All the testing and certifications and overpriced pieces of paper? They don’t seem to have done that much for graduation rates or getting people into “good jobs” either. Partly because we’ve managed to disenfranchise all the kids who are three generations beyond the American Dream myth, who’ve never seen anyone get a “good job” and have no reason to try in school if that’s the ultimate goal. Partly because there’s a limited supply of these “good jobs” and a huge supply of cashier and barista jobs, far fewer “good jobs” than we have sold these degrees to fill. There’s so much discrepancy at this point that getting a degree almost feels like a $60,000 lottery ticket. You mortgage your future wages on the chance that you’ll have some. It’s an asinine system and I’m not sure I can sell it anymore with a straight face.

Which makes me sound jaded and angry and rudderless.

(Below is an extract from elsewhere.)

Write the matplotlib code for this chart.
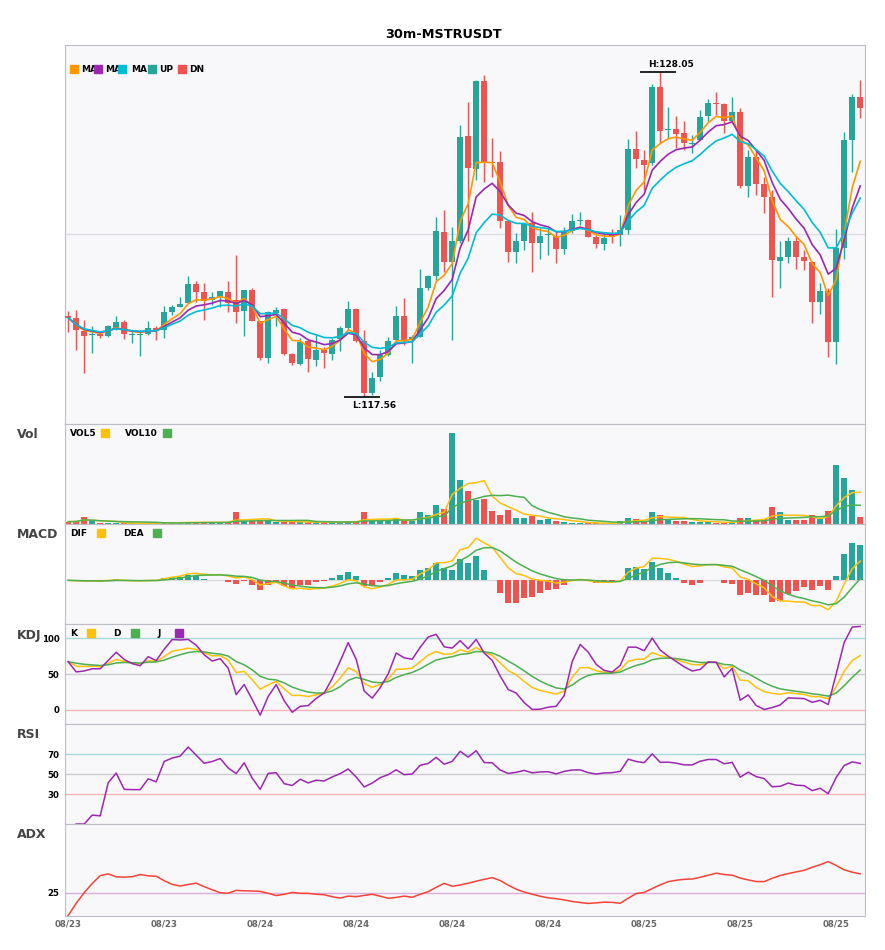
import numpy as np
import pandas as pd
import matplotlib
matplotlib.use("Agg")
import matplotlib.pyplot as plt
from matplotlib.patches import Rectangle

title = "30m-MSTRUSDT"
date_labels = ["08/23", "08/23", "08/24", "08/24", "08/24", "08/24", "08/25", "08/25", "08/25"]

# 30m candles
opens = [120.16, 120.10, 119.70, 119.57, 119.60, 119.53, 119.75, 119.99, 119.56, 119.56,
         119.59, 119.78, 119.71, 120.31, 120.48, 120.61, 121.21, 120.94, 120.70, 120.80,
         120.95, 120.70, 120.34, 121.02, 120.01, 118.81, 120.26, 120.39, 118.95, 118.63,
         119.36, 118.74, 119.08, 118.95, 119.42, 119.80, 120.39, 119.37, 117.68, 118.20,
         118.92, 119.40, 120.16, 119.40, 119.51, 121.09, 121.45, 122.88, 121.91, 122.58,
         125.98, 124.92, 127.76, 125.16, 125.16, 123.24, 122.25, 122.58, 123.17, 122.54,
         122.80, 122.77, 122.33, 122.92, 123.24, 123.27, 122.74, 122.49, 122.78, 122.79,
         122.95, 125.57, 125.21, 125.10, 127.58, 126.18, 126.20, 126.07, 125.74, 125.86,
         126.64, 127.05, 127.02, 126.48, 126.76, 124.37, 125.32, 124.44, 124.03, 121.96,
         122.09, 122.58, 122.09, 121.92, 120.64, 120.99, 119.35, 122.38, 125.86, 127.23]
highs = [120.34, 120.37, 120.03, 119.84, 119.67, 119.89, 120.16, 120.05, 119.73, 119.73,
         120.00, 119.84, 120.50, 120.53, 120.80, 121.45, 121.29, 121.23, 120.96, 120.99,
         121.31, 122.15, 121.02, 121.07, 120.02, 120.34, 120.46, 120.43, 118.97, 119.46,
         119.41, 119.57, 119.19, 119.46, 119.84, 120.67, 120.43, 119.73, 118.38, 119.08,
         119.51, 120.50, 120.75, 119.57, 121.68, 121.50, 123.38, 123.60, 123.06, 126.34,
         127.09, 127.79, 127.95, 125.91, 125.51, 123.28, 122.85, 123.17, 123.54, 123.01,
         123.01, 122.90, 123.06, 123.47, 123.54, 123.31, 122.79, 122.84, 122.99, 123.44,
         125.89, 126.15, 125.53, 127.66, 128.05, 126.93, 126.63, 126.47, 126.02, 126.82,
         127.17, 127.39, 127.04, 127.25, 126.88, 125.53, 125.53, 124.67, 124.25, 122.58,
         122.74, 122.74, 122.31, 121.96, 121.23, 121.07, 122.97, 126.11, 127.34, 127.79]
lows = [119.67, 119.08, 118.33, 118.97, 119.46, 119.49, 119.73, 119.43, 119.30, 118.87,
        119.57, 119.41, 119.46, 120.21, 120.48, 120.59, 120.64, 120.05, 120.53, 120.48,
        120.32, 119.94, 119.53, 120.00, 118.76, 118.65, 119.84, 118.92, 118.60, 118.60,
        118.38, 118.57, 118.49, 118.76, 119.03, 119.75, 119.35, 117.56, 117.63, 118.09,
        118.87, 119.38, 119.24, 118.65, 119.51, 121.02, 121.34, 121.61, 119.40, 122.52,
        122.58, 124.57, 124.51, 124.67, 123.01, 121.93, 121.90, 122.29, 121.59, 122.01,
        122.15, 121.90, 122.18, 122.85, 123.11, 122.72, 122.36, 122.29, 122.54, 122.42,
        122.81, 124.94, 124.24, 125.05, 125.75, 125.91, 125.59, 125.53, 125.43, 125.84,
        126.47, 126.66, 126.09, 126.45, 124.30, 124.00, 124.08, 123.51, 120.80, 121.07,
        121.88, 121.70, 121.66, 119.96, 120.24, 118.85, 118.62, 122.02, 124.83, 126.56]
closes = [120.12, 119.71, 119.54, 119.59, 119.54, 119.84, 119.99, 119.59, 119.58, 119.58,
          119.78, 119.70, 120.31, 120.47, 120.57, 121.21, 120.96, 120.67, 120.78, 120.97,
          120.59, 120.32, 121.02, 120.02, 118.83, 120.29, 120.37, 118.95, 118.65, 119.33,
          118.78, 119.08, 118.97, 119.41, 119.80, 120.39, 119.38, 117.68, 118.17, 118.92,
          119.37, 120.16, 119.40, 119.51, 121.07, 121.45, 122.92, 121.91, 122.60, 125.96,
          124.96, 127.76, 125.16, 125.10, 123.24, 122.25, 122.58, 123.15, 122.52, 122.76,
          122.82, 122.33, 122.92, 123.24, 123.26, 122.74, 122.49, 122.68, 122.73, 122.95,
          125.57, 125.23, 125.05, 127.58, 126.16, 126.21, 126.05, 125.77, 125.76, 126.61,
          127.04, 127.03, 126.48, 126.76, 124.37, 125.32, 124.44, 124.03, 121.99, 122.07,
          122.60, 122.09, 121.96, 120.64, 120.99, 119.35, 122.38, 125.86, 127.23, 126.88]
volumes = [2.3, 2.7, 7.3, 2.7, 1.3, 0.7, 0.7, 1.0, 0.7, 0.7,
           0.7, 1.0, 2.3, 1.0, 1.3, 2.3, 1.3, 2.3, 1.3, 1.3,
           2.3, 12.3, 3.3, 3.3, 3.3, 3.3, 2.3, 2.0, 2.0, 2.0,
           1.7, 2.0, 1.7, 1.7, 1.7, 3.3, 2.0, 12.3, 3.3, 3.3,
           3.3, 5.3, 3.3, 2.7, 12.3, 9.3, 19.3, 15.3, 90.3, 43.3,
           32.7, 23.7, 25.3, 13.3, 9.3, 14.3, 6.3, 6.3, 7.7, 4.3,
           5.3, 2.7, 2.3, 1.3, 0.7, 0.7, 0.7, 0.7, 0.7, 3.3,
           6.3, 5.3, 3.3, 12.3, 9.3, 4.3, 3.3, 3.3, 2.3, 2.3,
           1.7, 1.3, 1.3, 1.3, 6.3, 6.3, 3.7, 5.3, 17.3, 12.3,
           4.3, 4.3, 4.3, 9.3, 5.3, 13.3, 58.3, 45.3, 33.3, 7.3]

df = pd.DataFrame({"open": opens, "high": highs, "low": lows,
                   "close": closes, "volume": volumes})
x = np.arange(len(df))

UP = "#26a69a"
DN = "#ef5350"
up = df["close"] >= df["open"]
colors = np.where(up, UP, DN)

# indicators
ma_a = df["close"].ewm(span=5).mean()
ma_b = df["close"].ewm(span=8).mean()
ma_c = df["close"].ewm(span=13).mean()
vol5 = df["volume"].rolling(5, min_periods=1).mean()
vol10 = df["volume"].rolling(10, min_periods=1).mean()

dif = df["close"].ewm(span=6).mean() - df["close"].ewm(span=13).mean()
dea = dif.ewm(span=5).mean()
hist = 2 * (dif - dea)

low9 = df["low"].rolling(9, min_periods=1).min()
high9 = df["high"].rolling(9, min_periods=1).max()
rsv = (df["close"] - low9) / (high9 - low9) * 100
k = rsv.ewm(com=2, adjust=False).mean()
d = k.ewm(com=2, adjust=False).mean()
j = 3 * k - 2 * d

delta = df["close"].diff()
gain = delta.clip(lower=0)
loss = -delta.clip(upper=0)
rsi = 100 - 100 / (1 + gain.ewm(com=13).mean() / loss.ewm(com=13).mean())

up_move = df["high"].diff()
down_move = -df["low"].diff()
pdm = pd.Series(np.where((up_move > down_move) & (up_move > 0), up_move, 0.0))
mdm = pd.Series(np.where((down_move > up_move) & (down_move > 0), down_move, 0.0))
prev_close = df["close"].shift()
tr = pd.concat([df["high"] - df["low"], (df["high"] - prev_close).abs(),
                (df["low"] - prev_close).abs()], axis=1).max(axis=1)
atr = tr.ewm(span=14, adjust=False).mean()
pdi = 100 * pdm.ewm(span=14, adjust=False).mean() / atr
mdi = 100 * mdm.ewm(span=14, adjust=False).mean() / atr
dx = (100 * (pdi - mdi).abs() / (pdi + mdi)).fillna(0)
adx = dx.ewm(span=14, adjust=False).mean()

# layout
W, H = 885, 950
fig = plt.figure(figsize=(W / 100, H / 100), dpi=100)
BG = "#f8f8fb"
SPINE = "#bdbdc5"


def add_panel(top, bottom):
    ax = fig.add_axes([65 / W, 1 - bottom / H, 800 / W, (bottom - top) / H])
    ax.set_facecolor(BG)
    for s in ax.spines.values():
        s.set_color(SPINE)
    ax.tick_params(length=0, labelsize=6.2, labelcolor="black", pad=4)
    ax.set_xlim(-0.4, len(df) - 0.4)
    ax.set_xticks([])
    ax.set_yticks([])
    return ax


def px_text(px, py, s, **kw):
    fig.text(px / W, 1 - py / H, s, va="center", **kw)


def px_square(px, py, color):
    fig.patches.append(Rectangle((px / W, 1 - (py + 4) / H), 8 / W, 8 / H,
                                 transform=fig.transFigure, color=color, zorder=10))


ax_main = add_panel(45, 424)
ax_vol = add_panel(424, 524)
ax_macd = add_panel(524, 624)
ax_kdj = add_panel(624, 724)
ax_rsi = add_panel(724, 824)
ax_adx = add_panel(824, 915.5)

# main candles
lo, hi = df["low"].min(), df["high"].max()
rng = hi - lo
ax_main.axhline((lo + hi) / 2, color="#dcdce2", lw=1, zorder=0)
ax_main.vlines(x, df["low"], df["high"], colors=colors, lw=1, zorder=2)
body = (df["close"] - df["open"]).abs().clip(lower=0.025)
ax_main.bar(x, body, bottom=df[["open", "close"]].min(axis=1), width=0.72,
            color=colors, zorder=3)
ax_main.plot(x, ma_a, color="#ff9800", lw=1.2, zorder=4)
ax_main.plot(x, ma_b, color="#9c27b0", lw=1.2, zorder=4)
ax_main.plot(x, ma_c, color="#00bcd4", lw=1.2, zorder=4)
ax_main.set_ylim(lo - 0.083 * rng, hi + 0.083 * rng)

ih = int(df["high"].idxmax())
il = int(df["low"].idxmin())
ax_main.hlines(hi, ih - 2.5, ih + 2, color="black", lw=1.2)
ax_main.annotate(f"H:{hi:.2f}", (ih - 1.5, hi), xytext=(0, 2), textcoords="offset points",
                 ha="left", va="bottom", fontsize=6.5, fontweight="bold")
ax_main.hlines(lo, il - 2.5, il + 2, color="black", lw=1.2)
ax_main.annotate(f"L:{lo:.2f}", (il - 1.5, lo), xytext=(0, -3), textcoords="offset points",
                 ha="left", va="top", fontsize=6.5, fontweight="bold")

# volume
ax_vol.bar(x, df["volume"], width=0.72, color=colors)
ax_vol.plot(x, vol5, color="#ffc107", lw=1.1)
ax_vol.plot(x, vol10, color="#4caf50", lw=1.1)
ax_vol.set_ylim(0, df["volume"].max() * 1.1)

# macd
ax_macd.axhline(0, color="#dddddd", lw=1, zorder=0)
ax_macd.bar(x, hist, width=0.72, color=np.where(hist >= 0, UP, DN))
ax_macd.plot(x, dif, color="#ffc107", lw=1.1)
ax_macd.plot(x, dea, color="#4caf50", lw=1.1)
mx = max(dif.max(), dea.max(), hist.max())
mn = min(dif.min(), dea.min(), hist.min())
ax_macd.set_ylim(mn - 0.2 * (mx - mn), mx + 0.2 * (mx - mn))

# kdj
for lvl, c in [(100, "#a8d8d8"), (50, "#cccccc"), (0, "#f5b5b5")]:
    ax_kdj.axhline(lvl, color=c, lw=1, zorder=0)
ax_kdj.plot(x, k, color="#ffc107", lw=1.1)
ax_kdj.plot(x, d, color="#4caf50", lw=1.1)
ax_kdj.plot(x, j, color="#9c27b0", lw=1.1)
ax_kdj.set_ylim(-20, 120)
ax_kdj.set_yticks([0, 50, 100])
ax_kdj.set_yticklabels(["0", "50", "100"], fontweight="bold")

# rsi
for lvl, c in [(70, "#a8d8d8"), (50, "#cccccc"), (30, "#f5b5b5")]:
    ax_rsi.axhline(lvl, color=c, lw=1, zorder=0)
ax_rsi.plot(x, rsi, color="#9c27b0", lw=1.1)
ax_rsi.set_ylim(0, 100)
ax_rsi.set_yticks([30, 50, 70])
ax_rsi.set_yticklabels(["30", "50", "70"], fontweight="bold")

# adx
ax_adx.axhline(25, color="#dcaee0", lw=1, zorder=0)
ax_adx.plot(x, adx, color="#f44336", lw=1.1)
ax_adx.set_ylim(0, 100)
ax_adx.set_yticks([25])
ax_adx.set_yticklabels(["25"], fontweight="bold")
ax_adx.set_xticks(x[::12])
ax_adx.set_xticklabels(date_labels, fontsize=6.2, fontweight="bold", color="#666666")
ax_adx.tick_params(axis="x", pad=3)

# titles, panel labels, legends
px_text(443, 34, title, ha="center", fontsize=9.3, fontweight="bold")
for name, py in [("Vol", 435), ("MACD", 535), ("KDJ", 635), ("RSI", 735), ("ADX", 835)]:
    px_text(17, py, name, ha="left", fontsize=9, fontweight="bold", color="#444444")

lkw = dict(ha="left", fontsize=6.5, fontweight="bold")
for sx, c in [(70, "#ff9800"), (94, "#9c27b0"), (118, "#00bcd4"), (148, UP), (178, DN)]:
    px_square(sx, 69, c)
for tx, s in [(81, "MA"), (105, "MA"), (131, "MA"), (159, "UP"), (189, "DN")]:
    px_text(tx, 69, s, **lkw)

px_text(70, 433, "VOL5", **lkw)
px_square(101, 433, "#ffc107")
px_text(125, 433, "VOL10", **lkw)
px_square(163, 433, "#4caf50")

px_text(70, 533, "DIF", **lkw)
px_square(97, 533, "#ffc107")
px_text(123, 533, "DEA", **lkw)
px_square(153, 533, "#4caf50")

px_text(70, 633, "K", **lkw)
px_square(87, 633, "#ffc107")
px_text(113, 633, "D", **lkw)
px_square(131, 633, "#4caf50")
px_text(157, 633, "J", **lkw)
px_square(175, 633, "#9c27b0")

fig.savefig("out.png", dpi=100, facecolor="white")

Here’s the thing, I still believe in things. I believe, perhaps hopelessly or idealistically or foolhardedly, in art. Visual art, aural art, static, kinetic. I believe in books. I believe in paintings. I believe in plays. I believe in independent films. I believe in our ability to seek out meaning in our world through making and exploring art. I believe the biggest, hardest themes are easier to grasp through art. (For example, the little collection of prose poems, Tales From a Child of the Enemy by Ursula Duba does better at explaining what it meant to be German during and after World War II and how the propaganda lived on than any textbook I’ve encountered.)


I believe in nature. I believe in sunsets and sunrises, in warm days and snowy nights. I believe in the majestic beauty of a mountain range and the subtle (stinky) beauty of the swamp. I believe in sitting on a warm red rock staring out at the valley. I believe in watching the stars twinkle from a canoe. I believe in dragonflies and earthworms and native lizards. I believe in finding myself by not looking so hard. By sitting still and listening to my own head instead of the million and four pundits shouting for airspace.

I believe in exploring because things are there. I believe in reading because books are magic (even when they’re terrible). I believe in running and biking and paddling and being the best awkward martial artist I can. I believe in writing, even when I am convinced my own is a steaming pile of alligator poop. I believe in good food with good friends, which means I’m a fan of kitchen experiments.

I believe in creating. I believe in curiosity.